◆ **Given problem**
Check each line of the listing for the string "this", then state how many lines have it. Only the number is wanted.

[Data entries]
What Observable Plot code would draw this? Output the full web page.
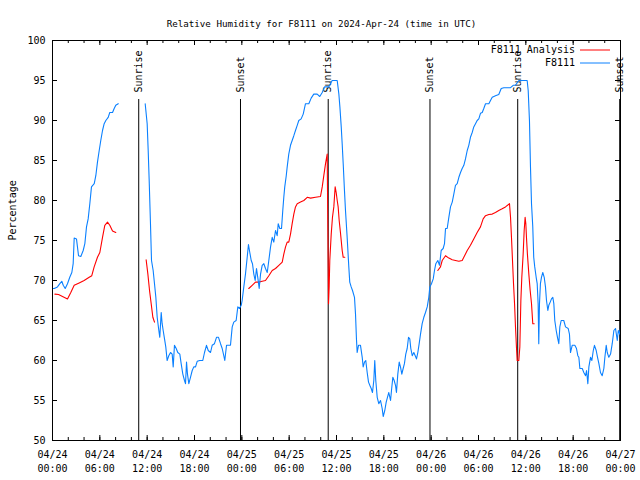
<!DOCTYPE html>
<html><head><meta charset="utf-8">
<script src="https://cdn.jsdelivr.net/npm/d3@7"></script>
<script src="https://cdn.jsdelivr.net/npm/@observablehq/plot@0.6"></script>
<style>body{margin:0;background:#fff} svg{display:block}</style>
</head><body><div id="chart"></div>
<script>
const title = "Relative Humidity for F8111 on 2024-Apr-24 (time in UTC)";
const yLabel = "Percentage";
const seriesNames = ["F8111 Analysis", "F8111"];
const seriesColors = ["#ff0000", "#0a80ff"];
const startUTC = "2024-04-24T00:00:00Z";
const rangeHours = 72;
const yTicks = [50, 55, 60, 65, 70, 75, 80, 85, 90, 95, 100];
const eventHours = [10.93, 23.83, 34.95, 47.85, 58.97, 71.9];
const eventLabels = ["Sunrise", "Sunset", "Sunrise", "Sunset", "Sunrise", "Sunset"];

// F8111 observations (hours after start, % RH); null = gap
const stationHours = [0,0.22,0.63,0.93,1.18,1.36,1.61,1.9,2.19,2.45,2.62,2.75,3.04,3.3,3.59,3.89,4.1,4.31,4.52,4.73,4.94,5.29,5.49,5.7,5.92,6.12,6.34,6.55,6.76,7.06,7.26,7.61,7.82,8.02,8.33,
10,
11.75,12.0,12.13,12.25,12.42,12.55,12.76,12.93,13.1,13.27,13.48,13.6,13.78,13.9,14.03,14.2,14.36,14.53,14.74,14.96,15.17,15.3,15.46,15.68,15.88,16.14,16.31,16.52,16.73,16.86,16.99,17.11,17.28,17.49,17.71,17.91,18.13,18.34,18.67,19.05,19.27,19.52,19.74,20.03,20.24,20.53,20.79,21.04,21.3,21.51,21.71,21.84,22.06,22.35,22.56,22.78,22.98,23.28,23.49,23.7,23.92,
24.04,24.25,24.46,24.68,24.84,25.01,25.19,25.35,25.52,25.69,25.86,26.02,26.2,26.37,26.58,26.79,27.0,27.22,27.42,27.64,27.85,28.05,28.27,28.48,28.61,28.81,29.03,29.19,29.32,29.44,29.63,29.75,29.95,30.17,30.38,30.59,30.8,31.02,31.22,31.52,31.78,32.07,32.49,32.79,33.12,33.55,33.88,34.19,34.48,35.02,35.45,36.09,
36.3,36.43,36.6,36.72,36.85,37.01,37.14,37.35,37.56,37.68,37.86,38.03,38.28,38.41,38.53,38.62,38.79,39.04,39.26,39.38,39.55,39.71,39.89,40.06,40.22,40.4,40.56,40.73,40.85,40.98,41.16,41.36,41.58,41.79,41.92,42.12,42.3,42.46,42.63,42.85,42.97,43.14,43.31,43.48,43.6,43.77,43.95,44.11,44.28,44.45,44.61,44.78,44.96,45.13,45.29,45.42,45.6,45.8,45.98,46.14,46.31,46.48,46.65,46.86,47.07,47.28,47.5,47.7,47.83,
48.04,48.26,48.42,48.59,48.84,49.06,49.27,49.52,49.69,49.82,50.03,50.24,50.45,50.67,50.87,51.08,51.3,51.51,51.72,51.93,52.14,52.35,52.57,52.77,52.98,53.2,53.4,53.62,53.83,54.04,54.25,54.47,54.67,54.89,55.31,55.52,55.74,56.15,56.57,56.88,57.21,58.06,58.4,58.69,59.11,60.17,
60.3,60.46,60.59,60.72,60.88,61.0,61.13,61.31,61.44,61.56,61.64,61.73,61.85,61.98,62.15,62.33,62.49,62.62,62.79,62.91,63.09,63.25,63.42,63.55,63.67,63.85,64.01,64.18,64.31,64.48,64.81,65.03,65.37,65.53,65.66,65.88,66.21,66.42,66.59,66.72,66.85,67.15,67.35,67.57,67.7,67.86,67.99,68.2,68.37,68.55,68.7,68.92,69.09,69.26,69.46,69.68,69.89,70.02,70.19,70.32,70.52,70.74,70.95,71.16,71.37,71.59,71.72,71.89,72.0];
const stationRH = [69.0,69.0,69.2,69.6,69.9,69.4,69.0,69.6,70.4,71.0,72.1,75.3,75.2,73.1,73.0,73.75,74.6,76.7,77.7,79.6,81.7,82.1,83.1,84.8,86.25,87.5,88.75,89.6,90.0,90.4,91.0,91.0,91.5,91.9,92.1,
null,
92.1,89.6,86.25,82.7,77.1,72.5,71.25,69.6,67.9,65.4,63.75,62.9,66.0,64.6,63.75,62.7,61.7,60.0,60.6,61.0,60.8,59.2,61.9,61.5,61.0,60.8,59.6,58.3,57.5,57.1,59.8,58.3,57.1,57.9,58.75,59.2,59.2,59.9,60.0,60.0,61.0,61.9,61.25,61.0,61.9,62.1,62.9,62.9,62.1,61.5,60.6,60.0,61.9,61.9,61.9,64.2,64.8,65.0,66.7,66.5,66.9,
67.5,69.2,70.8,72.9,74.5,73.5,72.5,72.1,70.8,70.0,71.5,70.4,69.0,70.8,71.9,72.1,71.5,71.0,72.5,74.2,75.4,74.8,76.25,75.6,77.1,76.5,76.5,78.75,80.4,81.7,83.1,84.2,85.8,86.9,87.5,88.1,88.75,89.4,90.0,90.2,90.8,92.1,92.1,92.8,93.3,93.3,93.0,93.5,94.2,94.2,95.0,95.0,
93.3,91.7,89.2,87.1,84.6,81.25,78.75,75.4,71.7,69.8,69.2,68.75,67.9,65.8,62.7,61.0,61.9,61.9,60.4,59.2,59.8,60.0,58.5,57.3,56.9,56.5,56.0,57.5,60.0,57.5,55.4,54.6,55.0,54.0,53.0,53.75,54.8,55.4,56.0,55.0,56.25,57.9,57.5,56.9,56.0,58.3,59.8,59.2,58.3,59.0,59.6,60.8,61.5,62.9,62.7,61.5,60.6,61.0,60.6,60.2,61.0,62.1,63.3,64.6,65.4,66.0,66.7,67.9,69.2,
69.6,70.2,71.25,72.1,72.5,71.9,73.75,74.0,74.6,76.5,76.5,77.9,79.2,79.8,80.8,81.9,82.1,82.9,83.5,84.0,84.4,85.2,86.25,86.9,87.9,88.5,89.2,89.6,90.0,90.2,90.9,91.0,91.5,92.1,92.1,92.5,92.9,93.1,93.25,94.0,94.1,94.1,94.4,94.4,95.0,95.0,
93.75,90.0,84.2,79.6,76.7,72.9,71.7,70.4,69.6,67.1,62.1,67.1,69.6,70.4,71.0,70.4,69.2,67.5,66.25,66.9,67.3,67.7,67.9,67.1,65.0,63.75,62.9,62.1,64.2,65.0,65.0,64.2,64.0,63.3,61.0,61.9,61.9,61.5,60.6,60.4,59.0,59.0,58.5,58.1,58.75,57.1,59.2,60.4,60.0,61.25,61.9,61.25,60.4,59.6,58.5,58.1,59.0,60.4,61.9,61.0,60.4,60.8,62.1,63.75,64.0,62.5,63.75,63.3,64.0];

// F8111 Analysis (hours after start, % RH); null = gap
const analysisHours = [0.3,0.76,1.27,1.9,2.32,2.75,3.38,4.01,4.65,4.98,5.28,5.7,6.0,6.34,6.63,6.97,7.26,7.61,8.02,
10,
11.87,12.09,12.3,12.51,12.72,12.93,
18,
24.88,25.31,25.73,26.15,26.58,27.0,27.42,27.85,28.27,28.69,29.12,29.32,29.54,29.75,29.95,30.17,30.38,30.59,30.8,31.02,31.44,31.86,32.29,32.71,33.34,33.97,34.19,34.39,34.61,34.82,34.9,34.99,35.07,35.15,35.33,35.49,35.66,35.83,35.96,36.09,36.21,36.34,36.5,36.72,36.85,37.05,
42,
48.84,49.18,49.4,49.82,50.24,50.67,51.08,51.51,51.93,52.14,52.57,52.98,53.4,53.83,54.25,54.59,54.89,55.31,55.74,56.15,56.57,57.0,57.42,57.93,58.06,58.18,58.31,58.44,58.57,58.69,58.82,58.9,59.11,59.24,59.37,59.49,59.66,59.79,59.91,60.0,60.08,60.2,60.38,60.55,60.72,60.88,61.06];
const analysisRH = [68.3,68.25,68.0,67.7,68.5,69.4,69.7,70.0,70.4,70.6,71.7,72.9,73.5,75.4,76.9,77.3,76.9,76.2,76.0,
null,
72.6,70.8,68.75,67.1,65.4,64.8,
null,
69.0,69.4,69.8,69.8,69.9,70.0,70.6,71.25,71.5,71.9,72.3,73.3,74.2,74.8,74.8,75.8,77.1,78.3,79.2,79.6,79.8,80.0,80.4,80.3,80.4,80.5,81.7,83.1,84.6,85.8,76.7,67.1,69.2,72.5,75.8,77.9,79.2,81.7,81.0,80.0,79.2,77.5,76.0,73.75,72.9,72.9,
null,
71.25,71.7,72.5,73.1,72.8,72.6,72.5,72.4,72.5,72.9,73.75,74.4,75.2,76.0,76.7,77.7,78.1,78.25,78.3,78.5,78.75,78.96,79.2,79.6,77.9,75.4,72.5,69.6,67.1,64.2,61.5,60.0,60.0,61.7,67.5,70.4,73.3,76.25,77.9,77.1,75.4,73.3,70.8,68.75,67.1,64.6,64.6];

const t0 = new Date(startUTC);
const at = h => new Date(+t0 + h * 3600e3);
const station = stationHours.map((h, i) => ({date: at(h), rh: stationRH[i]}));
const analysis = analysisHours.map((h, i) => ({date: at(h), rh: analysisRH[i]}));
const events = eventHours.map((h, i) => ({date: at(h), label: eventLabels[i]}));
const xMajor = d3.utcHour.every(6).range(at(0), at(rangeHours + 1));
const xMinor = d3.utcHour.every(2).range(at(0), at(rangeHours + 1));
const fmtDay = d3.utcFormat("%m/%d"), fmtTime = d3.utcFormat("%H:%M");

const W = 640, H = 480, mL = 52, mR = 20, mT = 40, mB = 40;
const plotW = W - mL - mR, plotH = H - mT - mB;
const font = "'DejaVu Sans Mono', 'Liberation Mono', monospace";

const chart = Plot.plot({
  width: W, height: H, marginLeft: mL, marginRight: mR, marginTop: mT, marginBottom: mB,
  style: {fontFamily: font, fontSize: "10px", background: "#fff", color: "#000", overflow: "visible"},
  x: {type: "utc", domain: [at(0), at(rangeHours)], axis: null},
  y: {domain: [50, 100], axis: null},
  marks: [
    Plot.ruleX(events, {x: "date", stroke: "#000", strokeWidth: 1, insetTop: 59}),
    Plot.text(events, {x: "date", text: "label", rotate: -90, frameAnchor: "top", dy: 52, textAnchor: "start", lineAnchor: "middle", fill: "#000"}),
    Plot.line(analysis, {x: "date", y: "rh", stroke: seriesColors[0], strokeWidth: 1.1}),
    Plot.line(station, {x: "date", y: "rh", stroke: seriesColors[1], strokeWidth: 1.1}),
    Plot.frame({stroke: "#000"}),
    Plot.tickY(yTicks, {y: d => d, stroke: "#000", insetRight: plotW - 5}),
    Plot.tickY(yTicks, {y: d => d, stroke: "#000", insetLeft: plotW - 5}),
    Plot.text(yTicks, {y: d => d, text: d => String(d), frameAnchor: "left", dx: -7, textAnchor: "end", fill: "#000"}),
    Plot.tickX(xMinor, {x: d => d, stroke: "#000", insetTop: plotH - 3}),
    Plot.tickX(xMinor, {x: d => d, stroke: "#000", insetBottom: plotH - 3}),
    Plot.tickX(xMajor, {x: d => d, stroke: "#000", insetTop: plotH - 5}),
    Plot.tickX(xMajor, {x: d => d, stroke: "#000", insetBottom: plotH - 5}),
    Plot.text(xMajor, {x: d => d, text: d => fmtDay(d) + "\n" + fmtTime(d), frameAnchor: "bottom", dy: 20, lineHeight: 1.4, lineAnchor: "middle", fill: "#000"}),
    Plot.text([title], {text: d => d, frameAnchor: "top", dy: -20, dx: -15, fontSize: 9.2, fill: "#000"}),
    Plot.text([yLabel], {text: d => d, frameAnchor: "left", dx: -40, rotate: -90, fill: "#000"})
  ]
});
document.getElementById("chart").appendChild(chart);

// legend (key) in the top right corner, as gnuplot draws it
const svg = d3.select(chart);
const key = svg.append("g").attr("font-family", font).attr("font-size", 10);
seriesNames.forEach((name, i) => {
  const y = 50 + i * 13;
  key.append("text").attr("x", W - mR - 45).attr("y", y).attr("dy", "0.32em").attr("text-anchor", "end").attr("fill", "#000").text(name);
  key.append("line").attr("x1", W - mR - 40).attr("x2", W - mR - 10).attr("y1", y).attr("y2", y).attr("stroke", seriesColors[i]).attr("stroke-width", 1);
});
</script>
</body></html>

--

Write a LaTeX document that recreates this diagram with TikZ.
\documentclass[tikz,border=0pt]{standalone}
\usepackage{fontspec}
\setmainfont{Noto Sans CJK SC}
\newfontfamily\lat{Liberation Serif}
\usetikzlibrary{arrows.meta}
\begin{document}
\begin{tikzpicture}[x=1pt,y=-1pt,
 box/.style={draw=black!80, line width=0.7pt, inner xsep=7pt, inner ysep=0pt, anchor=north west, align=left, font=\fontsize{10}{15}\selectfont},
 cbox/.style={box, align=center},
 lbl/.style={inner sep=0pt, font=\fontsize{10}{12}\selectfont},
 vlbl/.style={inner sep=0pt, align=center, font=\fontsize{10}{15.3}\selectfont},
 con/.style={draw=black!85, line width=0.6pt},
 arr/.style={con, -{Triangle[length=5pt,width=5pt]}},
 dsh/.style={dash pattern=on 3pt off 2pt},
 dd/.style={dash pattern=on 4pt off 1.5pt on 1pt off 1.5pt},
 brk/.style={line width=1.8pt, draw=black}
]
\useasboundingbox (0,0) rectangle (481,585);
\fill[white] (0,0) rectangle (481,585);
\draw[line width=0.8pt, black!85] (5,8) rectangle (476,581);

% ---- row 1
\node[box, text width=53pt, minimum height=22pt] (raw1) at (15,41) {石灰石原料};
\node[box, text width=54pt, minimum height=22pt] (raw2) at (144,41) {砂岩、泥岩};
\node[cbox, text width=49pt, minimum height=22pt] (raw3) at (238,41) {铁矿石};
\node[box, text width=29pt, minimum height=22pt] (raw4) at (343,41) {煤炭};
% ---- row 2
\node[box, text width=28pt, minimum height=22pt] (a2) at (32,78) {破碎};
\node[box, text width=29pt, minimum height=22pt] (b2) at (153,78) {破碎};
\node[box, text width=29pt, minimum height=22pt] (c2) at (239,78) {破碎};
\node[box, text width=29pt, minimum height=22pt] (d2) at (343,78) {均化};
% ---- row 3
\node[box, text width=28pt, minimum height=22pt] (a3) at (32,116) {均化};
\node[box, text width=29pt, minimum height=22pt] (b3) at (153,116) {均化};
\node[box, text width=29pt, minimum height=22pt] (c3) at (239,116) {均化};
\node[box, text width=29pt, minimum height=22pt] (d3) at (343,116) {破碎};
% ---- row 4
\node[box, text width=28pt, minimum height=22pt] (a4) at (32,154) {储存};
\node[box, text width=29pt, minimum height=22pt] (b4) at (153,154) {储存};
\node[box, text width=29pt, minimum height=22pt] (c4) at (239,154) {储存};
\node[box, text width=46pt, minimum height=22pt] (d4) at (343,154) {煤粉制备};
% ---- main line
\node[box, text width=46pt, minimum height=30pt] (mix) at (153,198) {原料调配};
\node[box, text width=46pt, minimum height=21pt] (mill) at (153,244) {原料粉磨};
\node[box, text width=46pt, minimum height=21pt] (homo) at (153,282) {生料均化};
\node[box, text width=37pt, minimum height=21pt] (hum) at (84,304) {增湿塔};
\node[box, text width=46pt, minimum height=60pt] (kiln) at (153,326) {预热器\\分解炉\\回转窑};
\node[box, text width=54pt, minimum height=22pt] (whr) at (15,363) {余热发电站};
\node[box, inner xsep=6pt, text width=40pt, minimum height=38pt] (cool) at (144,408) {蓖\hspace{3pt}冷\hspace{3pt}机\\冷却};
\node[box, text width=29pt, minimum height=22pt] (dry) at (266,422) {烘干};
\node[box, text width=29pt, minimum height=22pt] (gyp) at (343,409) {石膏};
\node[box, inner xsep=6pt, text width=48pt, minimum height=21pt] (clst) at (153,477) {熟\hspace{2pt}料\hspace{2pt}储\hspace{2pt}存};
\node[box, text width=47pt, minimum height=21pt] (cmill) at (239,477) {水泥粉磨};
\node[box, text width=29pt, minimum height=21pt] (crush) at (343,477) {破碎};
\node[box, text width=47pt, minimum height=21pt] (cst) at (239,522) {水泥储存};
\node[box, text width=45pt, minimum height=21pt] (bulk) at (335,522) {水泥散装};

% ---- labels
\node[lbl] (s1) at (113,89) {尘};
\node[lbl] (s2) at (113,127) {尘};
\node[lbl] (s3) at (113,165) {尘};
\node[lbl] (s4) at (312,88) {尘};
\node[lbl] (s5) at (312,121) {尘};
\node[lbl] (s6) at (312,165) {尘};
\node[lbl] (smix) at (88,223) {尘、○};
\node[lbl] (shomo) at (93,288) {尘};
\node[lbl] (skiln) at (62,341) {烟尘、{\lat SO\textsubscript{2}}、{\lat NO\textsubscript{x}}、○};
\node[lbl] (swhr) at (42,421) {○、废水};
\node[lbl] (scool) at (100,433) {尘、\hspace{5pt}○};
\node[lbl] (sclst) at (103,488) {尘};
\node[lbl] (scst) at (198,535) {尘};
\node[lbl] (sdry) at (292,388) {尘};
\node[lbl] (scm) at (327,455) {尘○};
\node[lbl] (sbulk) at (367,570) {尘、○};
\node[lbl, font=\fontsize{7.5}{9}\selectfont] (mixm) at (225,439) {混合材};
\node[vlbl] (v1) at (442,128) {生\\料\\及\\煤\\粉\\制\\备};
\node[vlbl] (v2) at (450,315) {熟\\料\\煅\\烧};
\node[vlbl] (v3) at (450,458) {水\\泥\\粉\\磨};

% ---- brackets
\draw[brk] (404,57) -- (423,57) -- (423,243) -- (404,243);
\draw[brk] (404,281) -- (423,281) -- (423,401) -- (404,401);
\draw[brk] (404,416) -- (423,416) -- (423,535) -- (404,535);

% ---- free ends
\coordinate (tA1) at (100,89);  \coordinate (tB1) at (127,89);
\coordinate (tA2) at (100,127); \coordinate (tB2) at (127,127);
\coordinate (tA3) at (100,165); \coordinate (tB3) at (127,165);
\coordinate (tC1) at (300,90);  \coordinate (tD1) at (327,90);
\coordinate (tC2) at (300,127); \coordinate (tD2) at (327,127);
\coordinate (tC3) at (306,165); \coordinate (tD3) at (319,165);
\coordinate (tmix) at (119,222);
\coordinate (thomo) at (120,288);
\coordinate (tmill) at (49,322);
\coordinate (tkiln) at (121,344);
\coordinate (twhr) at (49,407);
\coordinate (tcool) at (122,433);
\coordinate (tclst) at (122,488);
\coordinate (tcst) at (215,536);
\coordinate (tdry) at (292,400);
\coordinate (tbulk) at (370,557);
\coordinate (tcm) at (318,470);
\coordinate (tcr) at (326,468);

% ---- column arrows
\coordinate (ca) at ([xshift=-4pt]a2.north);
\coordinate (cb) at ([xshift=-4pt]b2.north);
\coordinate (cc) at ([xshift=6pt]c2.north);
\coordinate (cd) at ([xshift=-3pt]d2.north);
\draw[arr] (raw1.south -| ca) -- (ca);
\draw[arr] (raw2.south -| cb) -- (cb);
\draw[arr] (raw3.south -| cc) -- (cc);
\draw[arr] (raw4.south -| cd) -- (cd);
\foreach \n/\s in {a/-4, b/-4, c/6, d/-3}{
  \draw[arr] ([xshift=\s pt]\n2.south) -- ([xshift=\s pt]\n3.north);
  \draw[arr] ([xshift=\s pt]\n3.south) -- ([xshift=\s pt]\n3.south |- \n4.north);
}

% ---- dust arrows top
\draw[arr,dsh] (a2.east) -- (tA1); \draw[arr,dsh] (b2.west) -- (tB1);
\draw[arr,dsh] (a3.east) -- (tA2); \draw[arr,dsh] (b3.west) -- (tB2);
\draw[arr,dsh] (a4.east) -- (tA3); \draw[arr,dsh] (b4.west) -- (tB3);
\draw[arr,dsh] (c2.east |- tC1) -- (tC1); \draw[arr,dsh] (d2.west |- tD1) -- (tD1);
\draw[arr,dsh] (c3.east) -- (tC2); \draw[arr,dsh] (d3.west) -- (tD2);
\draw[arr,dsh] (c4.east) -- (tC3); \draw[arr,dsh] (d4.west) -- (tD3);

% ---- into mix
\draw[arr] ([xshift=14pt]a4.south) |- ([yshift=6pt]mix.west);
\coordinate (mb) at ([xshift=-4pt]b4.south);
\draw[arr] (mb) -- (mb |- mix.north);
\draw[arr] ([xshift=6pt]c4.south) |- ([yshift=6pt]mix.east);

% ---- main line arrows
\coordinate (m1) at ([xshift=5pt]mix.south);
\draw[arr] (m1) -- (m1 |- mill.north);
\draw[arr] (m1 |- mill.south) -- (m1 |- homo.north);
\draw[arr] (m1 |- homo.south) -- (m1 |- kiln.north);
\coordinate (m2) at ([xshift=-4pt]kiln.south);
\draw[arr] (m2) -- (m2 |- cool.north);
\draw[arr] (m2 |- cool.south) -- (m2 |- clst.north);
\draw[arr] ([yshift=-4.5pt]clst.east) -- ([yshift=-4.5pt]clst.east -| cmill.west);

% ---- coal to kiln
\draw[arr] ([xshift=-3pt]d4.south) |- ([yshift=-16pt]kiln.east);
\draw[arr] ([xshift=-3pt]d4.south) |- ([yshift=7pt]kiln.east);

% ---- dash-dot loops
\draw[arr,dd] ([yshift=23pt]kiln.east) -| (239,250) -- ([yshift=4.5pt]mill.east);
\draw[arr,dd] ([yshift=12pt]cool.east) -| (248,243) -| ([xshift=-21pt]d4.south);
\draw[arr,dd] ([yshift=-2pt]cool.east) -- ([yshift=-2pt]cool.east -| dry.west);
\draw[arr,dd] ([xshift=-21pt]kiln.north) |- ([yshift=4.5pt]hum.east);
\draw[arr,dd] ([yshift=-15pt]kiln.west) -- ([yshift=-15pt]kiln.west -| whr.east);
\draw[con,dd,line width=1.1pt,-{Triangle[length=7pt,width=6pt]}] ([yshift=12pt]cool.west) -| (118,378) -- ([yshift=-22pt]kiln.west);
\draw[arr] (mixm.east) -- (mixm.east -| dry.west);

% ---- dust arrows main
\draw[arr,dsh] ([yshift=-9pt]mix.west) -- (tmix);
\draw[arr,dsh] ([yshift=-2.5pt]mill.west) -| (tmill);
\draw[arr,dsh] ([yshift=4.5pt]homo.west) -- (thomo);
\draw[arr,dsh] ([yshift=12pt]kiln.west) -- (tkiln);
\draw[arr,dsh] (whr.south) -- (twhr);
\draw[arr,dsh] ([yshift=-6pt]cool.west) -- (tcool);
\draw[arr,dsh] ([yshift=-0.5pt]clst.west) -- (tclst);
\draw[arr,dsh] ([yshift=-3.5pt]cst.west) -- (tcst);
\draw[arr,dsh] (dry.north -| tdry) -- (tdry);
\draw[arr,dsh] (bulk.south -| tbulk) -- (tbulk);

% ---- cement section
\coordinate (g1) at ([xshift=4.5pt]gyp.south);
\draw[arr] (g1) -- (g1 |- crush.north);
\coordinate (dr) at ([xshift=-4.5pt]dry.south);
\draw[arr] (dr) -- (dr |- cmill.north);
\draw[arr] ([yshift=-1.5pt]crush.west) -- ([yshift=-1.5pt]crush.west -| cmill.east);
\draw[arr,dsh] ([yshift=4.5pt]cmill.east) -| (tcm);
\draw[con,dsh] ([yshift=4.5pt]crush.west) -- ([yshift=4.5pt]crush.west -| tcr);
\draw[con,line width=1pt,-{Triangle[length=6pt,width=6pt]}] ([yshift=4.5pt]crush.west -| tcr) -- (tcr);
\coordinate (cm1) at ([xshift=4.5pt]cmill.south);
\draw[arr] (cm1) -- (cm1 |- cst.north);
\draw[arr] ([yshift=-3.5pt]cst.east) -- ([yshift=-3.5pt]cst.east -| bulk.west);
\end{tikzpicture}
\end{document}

◆ **Exercise output**
2